Of course, venturing to the farthest reaches of the Last Frontier at all is cause enough to boast; each region has its own distinct climates, people, scenery, and activities. Kodiak and Katmai are prime locations for grizzly viewing and birding. Nome is not only the best place for gold-rush history, but is also known for its large and small wildlife, bird-watching in summer, and pristine river systems for paddle adventures. No matter where in the Bush you go, that distinct Alaskan culture—created by the simple fact that the only people who live here are people who genuinely want to live here—is abundant, distinct, and welcoming.
A tour of the Bush's Southwest region can begin in Bethel, an important outpost on the Yukon-Kuskokwim Delta ("YK Delta" to locals) surrounded by the Yukon Delta National Wildlife Refuge. Off the mainland coast is the undeveloped wilderness of Nunivak Island.

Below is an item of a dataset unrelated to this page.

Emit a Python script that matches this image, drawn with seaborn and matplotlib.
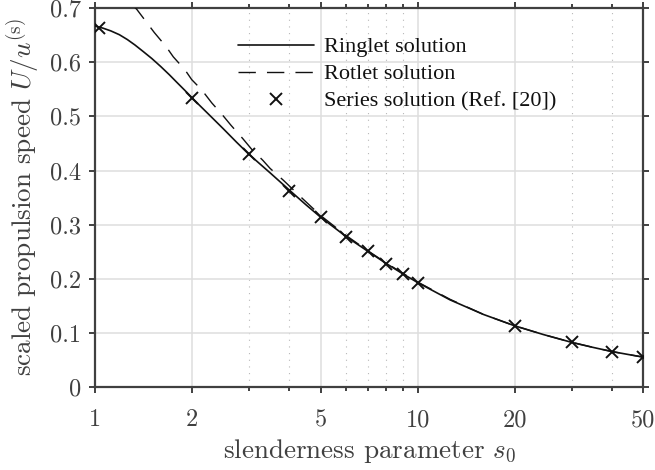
import numpy as np
import pandas as pd
import seaborn as sns
import matplotlib
matplotlib.use("Agg")
import matplotlib.pyplot as plt
from matplotlib.ticker import FixedLocator, FixedFormatter, NullFormatter

# Ringlet solution (solid curve)
ringlet_s0 = [1.0, 1.06, 1.12, 1.19, 1.26, 1.33, 1.41, 1.5, 1.6, 1.7, 1.8, 1.9, 2.0,
              2.25, 2.5, 2.75, 3.0, 3.5, 4.0, 4.5, 5.0,
              6.0, 7.0, 8.0, 9.0, 10.0, 12.6, 16.0, 20.0, 24.5, 30.0, 35.0, 40.0, 45.0, 50.0]
ringlet_U = [0.667, 0.663, 0.658, 0.651, 0.642, 0.632, 0.620, 0.607, 0.592, 0.577, 0.562,
             0.548, 0.534, 0.504, 0.477, 0.452, 0.430, 0.395, 0.364, 0.337, 0.314,
             0.278, 0.251, 0.228, 0.209, 0.193, 0.161, 0.134, 0.113, 0.097, 0.0825, 0.0731,
             0.0655, 0.0600, 0.0552]

# Rotlet solution (dashed curve)
rotlet_s0 = [1.31, 1.347, 1.453, 1.527, 1.661, 1.749, 1.901, 1.994, 2.142, 2.301, 2.489,
             2.636, 2.871, 3.062, 3.311, 3.488, 3.836, 4.4, 5.0, 6.0, 7.0, 8.0, 9.0, 10.0,
             12.6, 16.0, 20.0, 24.5, 30.0, 35.0, 40.0, 45.0, 50.0]
rotlet_U = [0.705, 0.698, 0.672, 0.655, 0.629, 0.610, 0.586, 0.568, 0.549, 0.525, 0.502,
            0.484, 0.459, 0.439, 0.419, 0.404, 0.382, 0.348, 0.317, 0.280, 0.252, 0.229, 0.210,
            0.194, 0.162, 0.134, 0.113, 0.097, 0.0826, 0.0731, 0.0655, 0.0600, 0.0552]

# Series solution from Ref. [20] (crosses)
series_s0 = [1.03, 2, 3, 4, 5, 6, 7, 8, 9, 10, 20, 30, 40, 50]
series_U = [0.664, 0.534, 0.430, 0.363, 0.314, 0.277, 0.252, 0.228, 0.209, 0.193,
            0.113, 0.0825, 0.065, 0.055]

x_major = [1, 2, 5, 10, 20, 50]
x_minor = [3, 4, 6, 7, 8, 9, 30, 40]
y_ticks = [0, 0.1, 0.2, 0.3, 0.4, 0.5, 0.6, 0.7]
y_labels = ["0", "0.1", "0.2", "0.3", "0.4", "0.5", "0.6", "0.7"]

sns.set_theme(style="ticks")
plt.rcParams["font.family"] = ["cmr10", "DejaVu Serif"]
plt.rcParams["mathtext.fontset"] = "cm"
plt.rcParams["axes.formatter.use_mathtext"] = True

ink = "#404040"
fig = plt.figure(figsize=(6.55, 4.7), dpi=100)
ax = fig.add_axes([0.145, 0.1766, 0.837, 0.806])

ringlet = pd.DataFrame({"s0": ringlet_s0, "U": ringlet_U})
rotlet = pd.DataFrame({"s0": rotlet_s0, "U": rotlet_U})
series = pd.DataFrame({"s0": series_s0, "U": series_U})

sns.lineplot(data=ringlet, x="s0", y="U", ax=ax, color="#111111", lw=1.2,
             label="Ringlet solution", zorder=3)
sns.lineplot(data=rotlet, x="s0", y="U", ax=ax, color="#111111", lw=1.0,
             label="Rotlet solution", zorder=3)
ax.lines[-1].set_dashes([12.5, 8])
ax.plot(series["s0"], series["U"], ls="none", marker="x", ms=8.5, mew=1.4,
        color="#111111", label="Series solution (Ref. [20])", zorder=4)

ax.set_xscale("log")
ax.set_xlim(1, 50)
ax.set_ylim(0, 0.7)
ax.xaxis.set_major_locator(FixedLocator(x_major))
ax.xaxis.set_major_formatter(FixedFormatter([str(v) for v in x_major]))
ax.xaxis.set_minor_locator(FixedLocator(x_minor))
ax.xaxis.set_minor_formatter(NullFormatter())
ax.yaxis.set_major_locator(FixedLocator(y_ticks))
ax.yaxis.set_major_formatter(FixedFormatter(y_labels))

ax.grid(True, which="major", color="#dedede", lw=1.1, ls="-", zorder=0)
ax.grid(True, which="minor", axis="x", color="#b8b8b8", lw=0.8, ls=(0, (1, 5)), zorder=0)
ax.set_axisbelow(True)

for sp in ax.spines.values():
    sp.set_visible(True)
    sp.set_color(ink)
    sp.set_linewidth(1.6)

ax.tick_params(which="both", direction="out", top=True, right=True,
               color=ink, labelcolor=ink, labelsize=17.5, width=1.4)
ax.tick_params(which="major", length=4, pad=6)
ax.tick_params(which="minor", length=3)
ax.tick_params(axis="x", which="major", pad=12)

ax.set_xlabel(r"slenderness parameter $s_0$", fontsize=19.5, color=ink, labelpad=4)
ax.set_ylabel(r"scaled propulsion speed $U/u^{(\mathrm{s})}$", fontsize=19.5, color=ink,
              labelpad=6)

leg = ax.legend(loc="upper left", bbox_to_anchor=(0.245, 0.948), frameon=False,
                prop={"family": "Liberation Serif", "size": 16},
                handlelength=3.4, handletextpad=0.45, labelspacing=0.29,
                borderaxespad=0.0, labelcolor="#111111")

fig.savefig("out.png", dpi=100)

The Alaska Peninsula juts out between the Pacific Ocean and the Bering Sea; here are the Becharof and Alaska Peninsula National Wildlife refuges, as well as the prime bear-viewing area of Katmai National Park and Preserve. To the northeast of the Alaska Peninsula is the Kodiak Archipelago, where you'll find Kodiak National Wildlife Refuge and Shuyak Island State Park.

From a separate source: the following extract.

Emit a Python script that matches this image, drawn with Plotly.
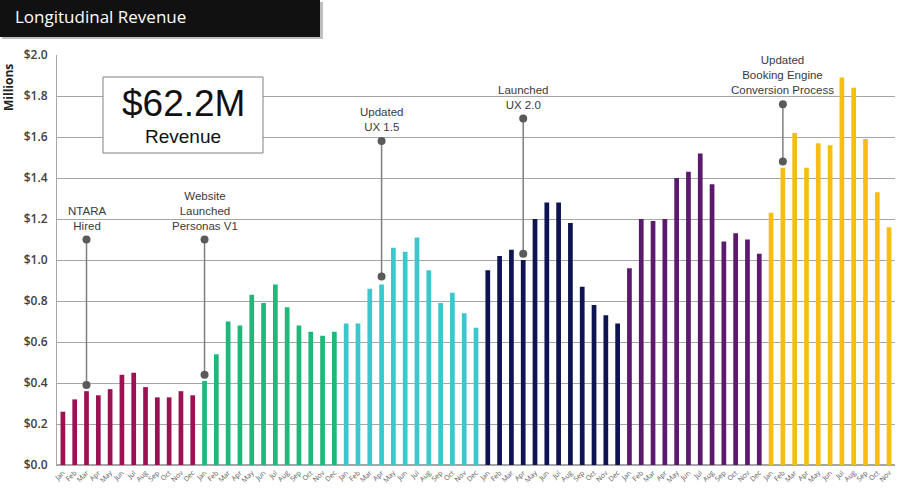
import plotly.graph_objects as go

# ---- data ----
months = ["Jan", "Feb", "Mar", "Apr", "May", "Jun", "Jul", "Aug", "Sep", "Oct", "Nov", "Dec"]
years = ["Y1", "Y2", "Y3", "Y4", "Y5", "Y6"]
year_colors = ["#9B1152", "#1DB97A", "#3CC7CF", "#0D1451", "#5B1A6E", "#F7BE12"]

rev_y1 = [0.26, 0.32, 0.36, 0.34, 0.37, 0.44, 0.45, 0.38, 0.33, 0.33, 0.36, 0.34]
rev_y2 = [0.41, 0.54, 0.70, 0.68, 0.83, 0.79, 0.88, 0.77, 0.68, 0.65, 0.63, 0.65]
rev_y3 = [0.69, 0.69, 0.86, 0.88, 1.06, 1.04, 1.11, 0.95, 0.79, 0.84, 0.74, 0.67]
rev_y4 = [0.95, 1.02, 1.05, 1.00, 1.20, 1.28, 1.28, 1.18, 0.87, 0.78, 0.73, 0.69]
rev_y5 = [0.96, 1.20, 1.19, 1.20, 1.40, 1.43, 1.52, 1.37, 1.09, 1.13, 1.10, 1.03]
rev_y6 = [1.23, 1.45, 1.62, 1.45, 1.57, 1.56, 1.89, 1.84, 1.59, 1.33, 1.16]
revenue_by_year = [rev_y1, rev_y2, rev_y3, rev_y4, rev_y5, rev_y6]

event_labels = ["NTARA<br>Hired", "Website<br>Launched<br>Personas V1", "Updated<br>UX 1.5",
                "Launched<br>UX 2.0", "Updated<br>Booking Engine<br>Conversion Process"]
event_year = ["Y1", "Y2", "Y3", "Y4", "Y6"]
event_month = ["Mar", "Jan", "Apr", "Apr", "Feb"]
event_bottom = [0.39, 0.44, 0.92, 1.03, 1.48]
event_top = [1.10, 1.10, 1.58, 1.69, 1.76]

total_value = "$62.2M"
total_label = "Revenue"
title_text = "Longitudinal Revenue"
y_title = "Millions"

# ---- build ----
x_keys, y_vals, colors, tick_text = [], [], [], []
for yr, vals, col in zip(years, revenue_by_year, year_colors):
    for m, v in zip(months, vals):
        x_keys.append(f"{yr} {m}")
        y_vals.append(v)
        colors.append(col)
        tick_text.append(m)

fig = go.Figure()
fig.add_trace(go.Bar(x=x_keys, y=y_vals, marker=dict(color=colors, line=dict(width=0)),
                     showlegend=False, hoverinfo="x+y"))

for lab, yr, m, b, t in zip(event_labels, event_year, event_month, event_bottom, event_top):
    key = f"{yr} {m}"
    fig.add_trace(go.Scatter(x=[key, key], y=[b, t], mode="lines+markers",
                             line=dict(color="#7F7F7F", width=1.5),
                             marker=dict(color="#5A5A5A", size=8),
                             showlegend=False, cliponaxis=False, hoverinfo="skip"))
    fig.add_annotation(x=key, y=t, text=lab, showarrow=False, yanchor="bottom", yshift=6,
                       font=dict(family="Liberation Sans, Arial", size=11.5, color="#3A3A3A"),
                       align="center")

L, R, T, B = 57, 5, 55, 33
W, H = 900, 498
pw, ph = W - L - R, H - T - B

def px(x):
    return (x - L) / pw

def py(y):
    return (H - B - y) / ph

# title bar
fig.add_shape(type="rect", xref="paper", yref="paper", x0=px(2), x1=px(323), y0=py(39), y1=py(2),
              fillcolor="#BFBFBF", line=dict(width=0), layer="above")
fig.add_shape(type="rect", xref="paper", yref="paper", x0=px(0), x1=px(320), y0=py(37), y1=py(0),
              fillcolor="#111111", line=dict(width=0), layer="above")
fig.add_annotation(xref="paper", yref="paper", x=px(13), y=py(17), xanchor="left", yanchor="middle",
                   text=title_text, showarrow=False,
                   font=dict(family="Open Sans", size=17, color="white"))

# revenue box
fig.add_shape(type="rect", xref="paper", yref="paper", x0=px(103), x1=px(263), y0=py(153), y1=py(77),
              fillcolor="white", line=dict(color="#808080", width=1), layer="above")
fig.add_annotation(xref="paper", yref="paper", x=px(183), y=py(103), text=total_value, showarrow=False,
                   font=dict(family="Liberation Sans, Arial", size=37, color="#111111"),
                   xanchor="center", yanchor="middle")
fig.add_annotation(xref="paper", yref="paper", x=px(183), y=py(136), text=total_label, showarrow=False,
                   font=dict(family="Liberation Sans, Arial", size=19, color="#111111"),
                   xanchor="center", yanchor="middle")

# y axis title
fig.add_annotation(xref="paper", yref="paper", x=px(9), y=py(88), text=f"<b>{y_title}</b>",
                   showarrow=False, textangle=-90, xanchor="center", yanchor="middle",
                   font=dict(family="Open Sans", size=12, color="#222222"))

fig.update_layout(
    width=W, height=H,
    margin=dict(l=L, r=R, t=T, b=B, autoexpand=False),
    paper_bgcolor="white", plot_bgcolor="white",
    bargap=0.6,
    font=dict(family="Open Sans", color="#404040"),
)
fig.update_xaxes(
    type="category", tickmode="array", tickvals=x_keys, ticktext=tick_text,
    tickangle=-45, tickfont=dict(size=7, color="#595959"),
    showline=True, linecolor="#A6A6A6", linewidth=1, showgrid=False,
    ticks="", range=[-0.5, len(x_keys) - 0.5], automargin=False,
)
fig.update_yaxes(
    range=[0, 2.0], dtick=0.2, tickprefix="$", tickformat=".1f",
    tickfont=dict(size=12, color="#404040", family="Open Sans", weight=600),
    showgrid=True, gridcolor="#A6A6A6", gridwidth=1,
    showline=True, linecolor="#A6A6A6", linewidth=1,
    zeroline=True, zerolinecolor="#A6A6A6", ticks="", ticklabelstandoff=6,
    automargin=False,
)

fig.write_html("out.html", config={"displayModeBar": False},
               post_script="document.body.style.margin='0';document.body.style.overflow='hidden';")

The Aleutian Islands start where the peninsula ends, and sweep southwest toward Japan. The Pribilof Islands—windswept, grassy, with whale bones scattered on the beaches—lie north of the Aleutians, 200 miles off Alaska's west coast. Head north along the Bering Sea coast and you come to Nome, just below the Arctic Circle and the Bering Land Bridge National Preserve. Kotzebue, just above the circle, is a coastal Inupiaq town surrounded by sea and tundra and a jumping-off place for several parklands: Kobuk Valley, Noatak, Cape Krusenstern, and Gates of the Arctic (though the last is more easily reached from the inland village of Bettles). Barrow, another Inupiaq community, sits at the very top of the state and is the northernmost town in the United States. Follow the Arctic coastline eastward and you reach Deadhorse, on Prudhoe Bay, the custodian to the region's important oil and gas reserves. East of Prudhoe Bay is the embattled Arctic National Wildlife Refuge, a vast expanse of unexplored, roadless tundra spanning nearly 20 million acres.